Enhancing Reinforcement Learning for the Floorplanning of Analog ICs with Beam Search
Sandro Junior Della Rovere, Davide Basso, Luca Bortolussi, Mirjana Videnovic-Misic, Husni Habal
TL;DR
This work tackles analog IC floorplanning under multiple objectives by augmenting a pre-existing RL-based planner with a beam-search-based inference process (BS-RL). The approach builds a search tree during inference, uses a congestion-aware evaluation to prune candidates, and preserves the original policy to avoid retraining or GPU reliance, while enabling adjustable area and routing trade-offs. Experimental results on 130 nm ICs show BS-RL yields substantial improvements over standard RL in dead space, HPWL, and routing congestion, often matching state-of-the-art fine-tuning performance without GPUs.
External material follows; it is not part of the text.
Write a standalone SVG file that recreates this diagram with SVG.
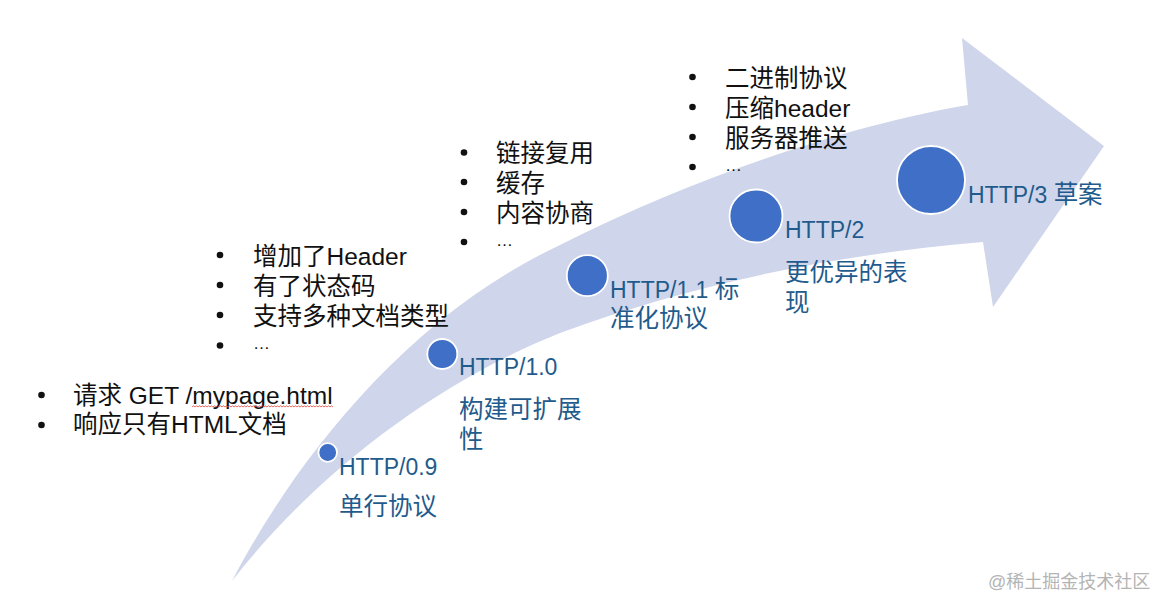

The method delivers a practical, scalable, CPU-friendly path toward routing-friendly, multi-objective analog floorplans with robust generalization, and points to future integration with detailed routing feedback and post-layout verification.
Abstract
The layout of analog ICs requires making complex trade-offs, while addressing device physics and variability of the circuits. This makes full automation with learning-based solutions hard to achieve. However, reinforcement learning (RL) has recently reached significant results, particularly in solving the floorplanning problem. This paper presents a hybrid method that combines RL with a beam (BS) strategy. The BS algorithm enhances the agent's inference process, allowing for the generation of flexible floorplans by accomodating various objective weightings, and addressing congestion without without the need for policy retraining or fine-tuning. Moreover, the RL agent's generalization ability stays intact, along with its efficient handling of circuit features and constraints. Experimental results show approx. 5-85% improvement in area, dead space and half-perimeter wire length compared to a standard RL application, along with higher rewards for the agent. Moreover, performance and efficiency align closely with those of existing state-of-the-art techniques.